** To do **
Your task is to retype the lines between the line with "Generate a Python" and the line with "total = sum(v", inclusive. Copy no pictures and no other lines.

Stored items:
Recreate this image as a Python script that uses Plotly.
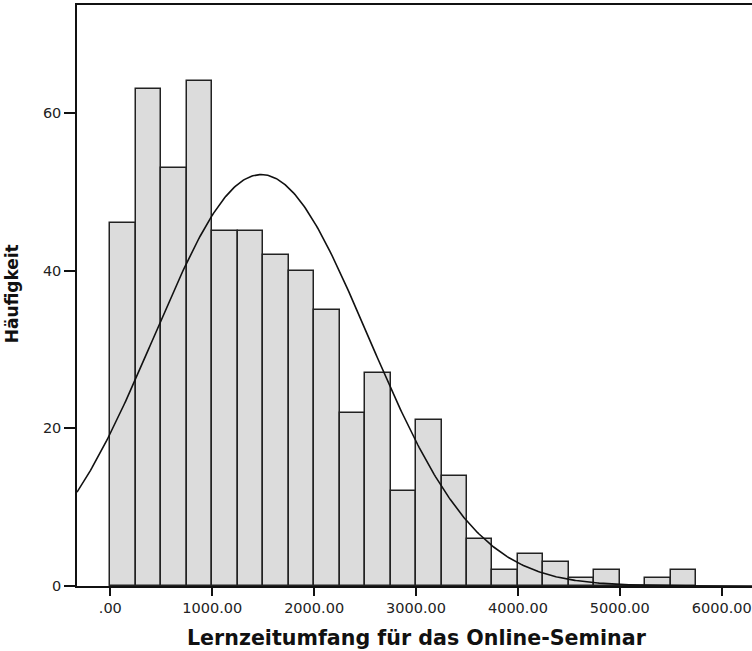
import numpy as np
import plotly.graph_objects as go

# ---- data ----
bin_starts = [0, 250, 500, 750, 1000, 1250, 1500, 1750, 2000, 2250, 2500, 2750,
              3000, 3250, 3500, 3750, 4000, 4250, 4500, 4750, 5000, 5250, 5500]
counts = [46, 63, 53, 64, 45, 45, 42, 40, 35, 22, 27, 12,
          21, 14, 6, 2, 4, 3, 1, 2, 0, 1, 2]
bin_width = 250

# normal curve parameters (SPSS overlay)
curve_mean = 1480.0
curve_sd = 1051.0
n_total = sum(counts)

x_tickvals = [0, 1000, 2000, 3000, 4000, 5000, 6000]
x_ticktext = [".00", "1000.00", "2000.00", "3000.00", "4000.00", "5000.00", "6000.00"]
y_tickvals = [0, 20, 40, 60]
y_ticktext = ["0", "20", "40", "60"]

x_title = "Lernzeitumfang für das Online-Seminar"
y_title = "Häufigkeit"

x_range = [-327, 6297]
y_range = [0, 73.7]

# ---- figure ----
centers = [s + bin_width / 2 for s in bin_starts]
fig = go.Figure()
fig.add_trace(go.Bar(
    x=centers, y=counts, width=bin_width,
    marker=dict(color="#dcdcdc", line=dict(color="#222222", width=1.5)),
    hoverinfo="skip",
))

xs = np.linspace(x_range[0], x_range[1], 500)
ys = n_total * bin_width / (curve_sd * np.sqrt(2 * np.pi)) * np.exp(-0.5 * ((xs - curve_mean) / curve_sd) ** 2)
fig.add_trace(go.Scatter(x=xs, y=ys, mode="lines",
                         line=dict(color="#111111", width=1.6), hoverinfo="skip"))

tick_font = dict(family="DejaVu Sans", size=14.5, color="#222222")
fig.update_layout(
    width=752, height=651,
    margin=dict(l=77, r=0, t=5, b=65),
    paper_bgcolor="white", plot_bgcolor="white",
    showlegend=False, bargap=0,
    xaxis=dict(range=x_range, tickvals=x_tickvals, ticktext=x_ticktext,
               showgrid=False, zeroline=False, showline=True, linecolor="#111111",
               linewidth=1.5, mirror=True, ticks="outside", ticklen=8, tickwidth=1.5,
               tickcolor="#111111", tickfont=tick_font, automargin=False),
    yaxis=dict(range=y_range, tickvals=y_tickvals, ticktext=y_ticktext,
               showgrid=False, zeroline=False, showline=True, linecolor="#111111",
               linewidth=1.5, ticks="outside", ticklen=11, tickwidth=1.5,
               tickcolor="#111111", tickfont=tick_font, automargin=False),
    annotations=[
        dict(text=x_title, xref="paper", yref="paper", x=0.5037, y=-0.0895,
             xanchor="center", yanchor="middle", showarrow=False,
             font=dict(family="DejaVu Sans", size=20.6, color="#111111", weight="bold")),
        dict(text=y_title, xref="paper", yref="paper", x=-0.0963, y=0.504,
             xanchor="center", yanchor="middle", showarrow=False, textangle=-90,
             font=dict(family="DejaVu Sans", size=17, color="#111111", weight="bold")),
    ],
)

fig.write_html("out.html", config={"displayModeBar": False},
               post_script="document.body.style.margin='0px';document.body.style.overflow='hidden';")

==

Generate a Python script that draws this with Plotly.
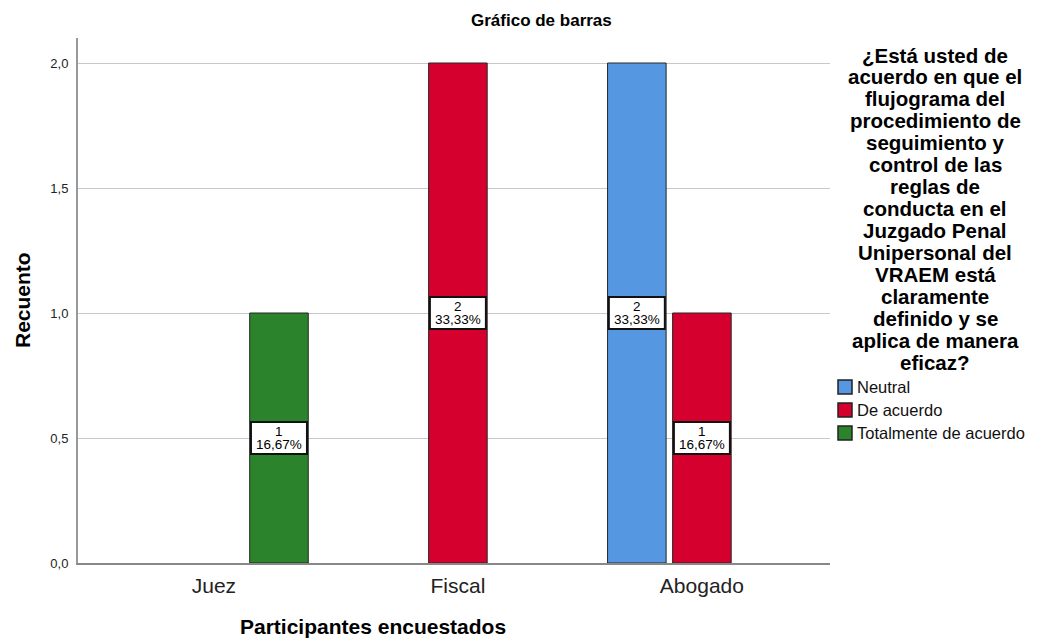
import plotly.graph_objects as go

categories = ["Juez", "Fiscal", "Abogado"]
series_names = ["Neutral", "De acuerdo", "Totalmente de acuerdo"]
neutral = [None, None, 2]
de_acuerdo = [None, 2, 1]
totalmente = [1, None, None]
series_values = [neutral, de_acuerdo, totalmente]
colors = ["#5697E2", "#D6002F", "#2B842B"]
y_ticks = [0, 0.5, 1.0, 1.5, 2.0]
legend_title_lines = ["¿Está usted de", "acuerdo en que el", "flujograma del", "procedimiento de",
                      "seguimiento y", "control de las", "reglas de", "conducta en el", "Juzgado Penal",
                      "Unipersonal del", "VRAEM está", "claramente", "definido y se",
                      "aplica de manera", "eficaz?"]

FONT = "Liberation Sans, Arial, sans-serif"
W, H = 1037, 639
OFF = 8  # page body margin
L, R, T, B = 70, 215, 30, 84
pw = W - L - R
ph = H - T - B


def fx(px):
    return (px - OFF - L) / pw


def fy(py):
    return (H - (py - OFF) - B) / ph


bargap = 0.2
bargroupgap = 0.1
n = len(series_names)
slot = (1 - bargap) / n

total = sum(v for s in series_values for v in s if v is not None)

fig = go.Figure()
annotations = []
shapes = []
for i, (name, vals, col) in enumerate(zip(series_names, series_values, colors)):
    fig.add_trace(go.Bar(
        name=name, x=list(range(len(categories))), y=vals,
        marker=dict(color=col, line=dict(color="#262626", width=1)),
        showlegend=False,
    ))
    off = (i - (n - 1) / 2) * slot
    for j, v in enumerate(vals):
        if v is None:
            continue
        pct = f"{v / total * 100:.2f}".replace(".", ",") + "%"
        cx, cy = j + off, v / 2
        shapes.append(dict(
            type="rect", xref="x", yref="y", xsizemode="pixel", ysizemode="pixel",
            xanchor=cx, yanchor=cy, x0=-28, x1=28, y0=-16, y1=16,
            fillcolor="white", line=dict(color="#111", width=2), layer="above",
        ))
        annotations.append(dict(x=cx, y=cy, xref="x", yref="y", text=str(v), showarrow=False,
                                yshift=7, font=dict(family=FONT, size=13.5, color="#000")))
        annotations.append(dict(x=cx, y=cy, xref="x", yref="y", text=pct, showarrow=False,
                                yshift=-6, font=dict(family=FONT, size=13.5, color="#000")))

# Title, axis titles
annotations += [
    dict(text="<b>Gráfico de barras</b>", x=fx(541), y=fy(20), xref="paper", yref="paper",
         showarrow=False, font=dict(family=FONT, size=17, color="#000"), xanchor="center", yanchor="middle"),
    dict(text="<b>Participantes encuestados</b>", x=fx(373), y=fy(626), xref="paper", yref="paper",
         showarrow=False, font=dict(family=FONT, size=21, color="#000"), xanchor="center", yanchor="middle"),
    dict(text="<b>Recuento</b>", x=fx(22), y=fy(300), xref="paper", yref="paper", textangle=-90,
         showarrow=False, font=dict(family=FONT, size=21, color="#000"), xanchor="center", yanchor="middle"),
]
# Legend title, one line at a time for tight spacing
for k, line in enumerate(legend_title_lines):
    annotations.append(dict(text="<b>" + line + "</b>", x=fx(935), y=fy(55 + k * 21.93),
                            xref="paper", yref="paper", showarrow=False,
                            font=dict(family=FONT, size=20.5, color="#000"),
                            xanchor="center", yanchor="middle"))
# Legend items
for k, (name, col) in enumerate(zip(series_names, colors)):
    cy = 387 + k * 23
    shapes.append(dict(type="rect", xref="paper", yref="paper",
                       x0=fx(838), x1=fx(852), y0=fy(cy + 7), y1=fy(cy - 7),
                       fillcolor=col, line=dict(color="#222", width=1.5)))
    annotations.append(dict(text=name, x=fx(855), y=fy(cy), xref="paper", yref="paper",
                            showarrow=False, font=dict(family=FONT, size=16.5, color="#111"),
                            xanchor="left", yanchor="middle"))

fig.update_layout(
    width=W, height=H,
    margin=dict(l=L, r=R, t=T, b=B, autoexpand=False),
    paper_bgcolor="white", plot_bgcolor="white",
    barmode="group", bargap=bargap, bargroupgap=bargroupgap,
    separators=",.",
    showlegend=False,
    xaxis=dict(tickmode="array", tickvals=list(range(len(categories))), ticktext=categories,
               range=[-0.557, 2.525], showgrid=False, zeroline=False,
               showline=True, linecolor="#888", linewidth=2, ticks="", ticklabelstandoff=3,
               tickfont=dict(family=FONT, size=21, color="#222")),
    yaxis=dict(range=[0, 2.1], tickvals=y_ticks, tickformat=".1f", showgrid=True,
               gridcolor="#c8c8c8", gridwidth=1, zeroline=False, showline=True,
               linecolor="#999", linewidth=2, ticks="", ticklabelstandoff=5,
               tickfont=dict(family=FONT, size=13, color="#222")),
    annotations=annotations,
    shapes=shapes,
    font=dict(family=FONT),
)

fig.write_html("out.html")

** Task output **
Generate a Python script that draws this with Plotly.
import plotly.graph_objects as go

categories = ["Juez", "Fiscal", "Abogado"]
series_names = ["Neutral", "De acuerdo", "Totalmente de acuerdo"]
neutral = [None, None, 2]
de_acuerdo = [None, 2, 1]
totalmente = [1, None, None]
series_values = [neutral, de_acuerdo, totalmente]
colors = ["#5697E2", "#D6002F", "#2B842B"]
y_ticks = [0, 0.5, 1.0, 1.5, 2.0]
legend_title_lines = ["¿Está usted de", "acuerdo en que el", "flujograma del", "procedimiento de",
                      "seguimiento y", "control de las", "reglas de", "conducta en el", "Juzgado Penal",
                      "Unipersonal del", "VRAEM está", "claramente", "definido y se",
                      "aplica de manera", "eficaz?"]

FONT = "Liberation Sans, Arial, sans-serif"
W, H = 1037, 639
OFF = 8  # page body margin
L, R, T, B = 70, 215, 30, 84
pw = W - L - R
ph = H - T - B


def fx(px):
    return (px - OFF - L) / pw


def fy(py):
    return (H - (py - OFF) - B) / ph


bargap = 0.2
bargroupgap = 0.1
n = len(series_names)
slot = (1 - bargap) / n

total = sum(v for s in series_values for v in s if v is not None)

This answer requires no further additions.